Long-term vision: Saudis to wait for oil market to rebalance?
Baku, Azerbaijan, Nov.24
By Leman Zeynalova – Trend:
Saudi Arabia is unlikely to take strong action to support oil prices over the coming years, according to the analysts of the UK Capital Economics consulting company.
“But we don’t think Saudis have abandoned their “market share” policy altogether and are unlikely to do so in the near future,” said the analysis obtained by Trend.
First, sealing a concrete deal with the rest of OPEC is not going to be plain-sailing, according to Capital Economics.
“Most notably, OPEC must still resolve the question of how to allocate production cuts across member countries, which has only become more difficult since September,” said the analysts. “This is because production has been recovering in OPEC countries that are reportedly exempt from the deal, which has made it harder for OPEC as a whole to cut output below its proposed ceiling.”
The second reason is that Saudi policymakers remain concerned that short-term action to support oil prices could threaten the country’s long-term position in the market, according to the analysis.
Third, the majority of the Saudi economy’s adjustment to low oil prices has already happened, said Capital Economics.
“The upshot is that Saudi policymakers tend to view the kingdom’s position in the oil market, as well as the demand for oil, over a longer time horizon than most other producers.
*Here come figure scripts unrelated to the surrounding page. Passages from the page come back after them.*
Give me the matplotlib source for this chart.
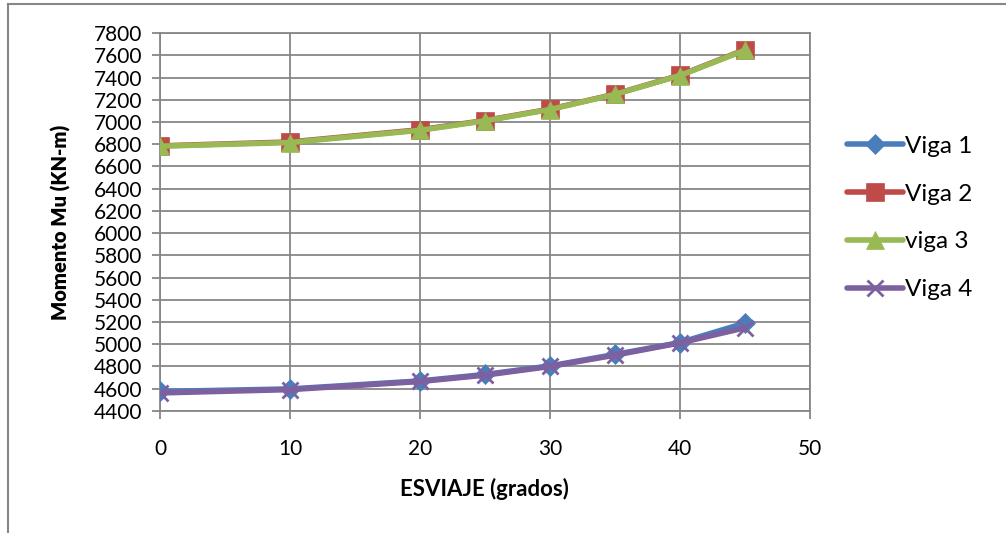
import matplotlib.pyplot as plt
from matplotlib.lines import Line2D

plt.rcParams["font.family"] = ["Lato", "DejaVu Sans"]

esviaje = [0, 10, 20, 25, 30, 35, 40, 45]
viga1 = [4575, 4598, 4670, 4728, 4805, 4908, 5015, 5190]
viga2 = [6785, 6820, 6930, 7013, 7115, 7250, 7420, 7650]
viga3 = [6782, 6815, 6925, 7010, 7112, 7248, 7418, 7645]
viga4 = [4562, 4592, 4665, 4722, 4800, 4902, 5012, 5148]

labels = ["Viga 1", "Viga 2", "viga 3", "Viga 4"]
colors = ["#4A7EBB", "#BE4B48", "#98B954", "#7D60A0"]
markers = ["D", "s", "^", "x"]
msizes = [10, 13, 13, 12]

fig = plt.figure(figsize=(10.06, 5.33), dpi=100)
ax = fig.add_axes([0.159, 0.229, 0.646, 0.709])

for i, ys in enumerate([viga1, viga2, viga3, viga4]):
    ax.plot(esviaje, ys, color=colors[i], lw=4, marker=markers[i],
            markersize=msizes[i], markeredgewidth=2 if markers[i] == "x" else 0.5,
            markeredgecolor=colors[i], label=labels[i], zorder=3 + i,
            solid_capstyle="round")

ax.set_xlim(0, 50)
ax.set_ylim(4400, 7800)
ax.set_xticks(range(0, 51, 10))
ax.set_yticks(range(4400, 7801, 200))
ax.grid(True, color="#878787", lw=1.3)
ax.set_axisbelow(True)
for s in ax.spines.values():
    s.set_color("#878787")
    s.set_linewidth(1.3)
ax.tick_params(axis="both", labelsize=15, color="#878787", length=6, width=1.3)
ax.tick_params(axis="y", pad=7)
ax.tick_params(axis="x", pad=14)
ax.set_xlabel("ESVIAJE (grados)", fontsize=16, fontweight="bold", labelpad=14)
ax.set_ylabel("Momento Mu (KN-m)", fontsize=14.5, fontweight="heavy", labelpad=16)

fig.legend(loc="center left", bbox_to_anchor=(0.832, 0.591), frameon=False,
           fontsize=17.5, labelspacing=1.1, handlelength=2.3, handletextpad=0.1,
           borderaxespad=0)

# chart frame (only top and left edges are visible in the reference)
fig.add_artist(Line2D([0.008, 1.0], [0.993, 0.993], transform=fig.transFigure,
                      color="#878787", lw=1.5))
fig.add_artist(Line2D([0.008, 0.008], [0.0, 0.993], transform=fig.transFigure,
                      color="#878787", lw=1.5))

plt.savefig("out.png", dpi=100)
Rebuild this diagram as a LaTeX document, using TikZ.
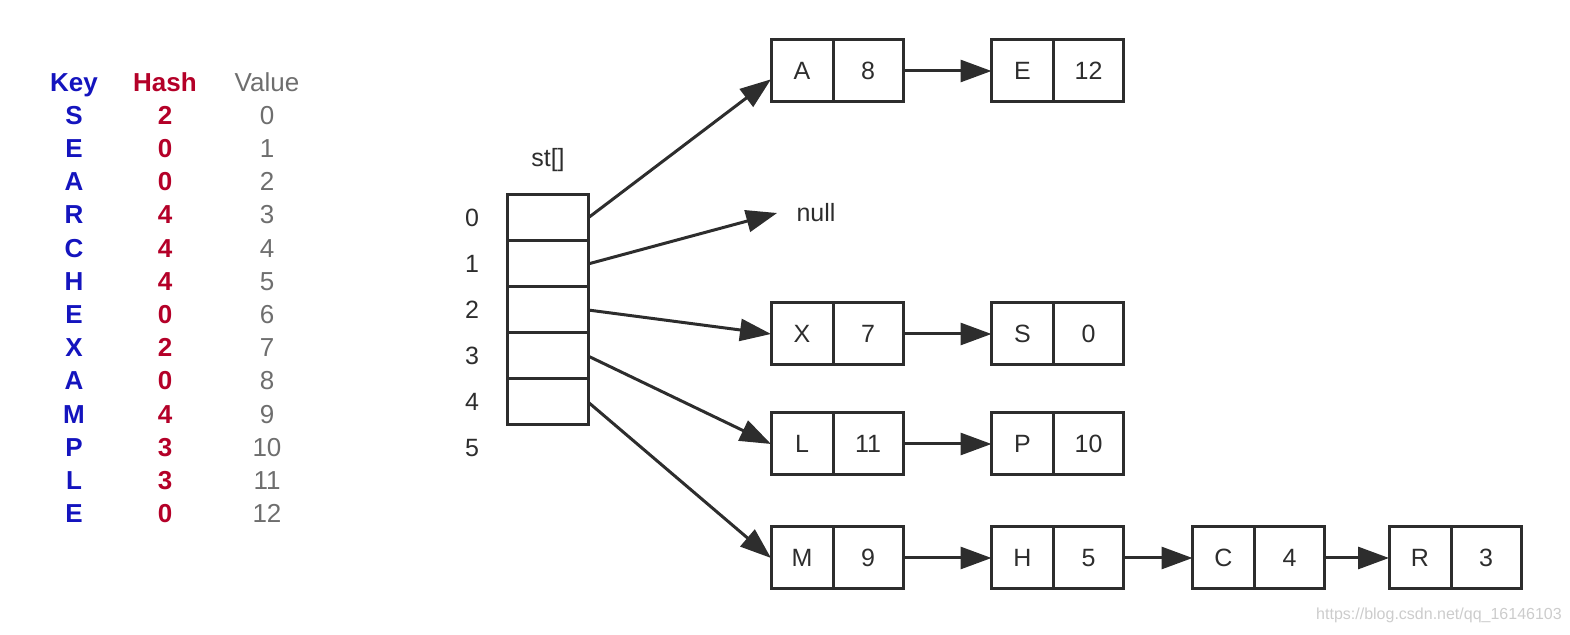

Hence, they can afford to focus on protecting the country’s market share,” said the analysis.
Capital Economics thus believes that Saudi authorities are most likely to wait for the oil market to rebalance on its own accord.
In September, OPEC producers agreed during the informal meeting in Algiers to cut down the oil output to 32.5 million barrels per day (bpd) from current production of 33.24 million bpd.
How much each country will produce is to be decided at the next formal meeting of OPEC on Nov.30 in Vienna.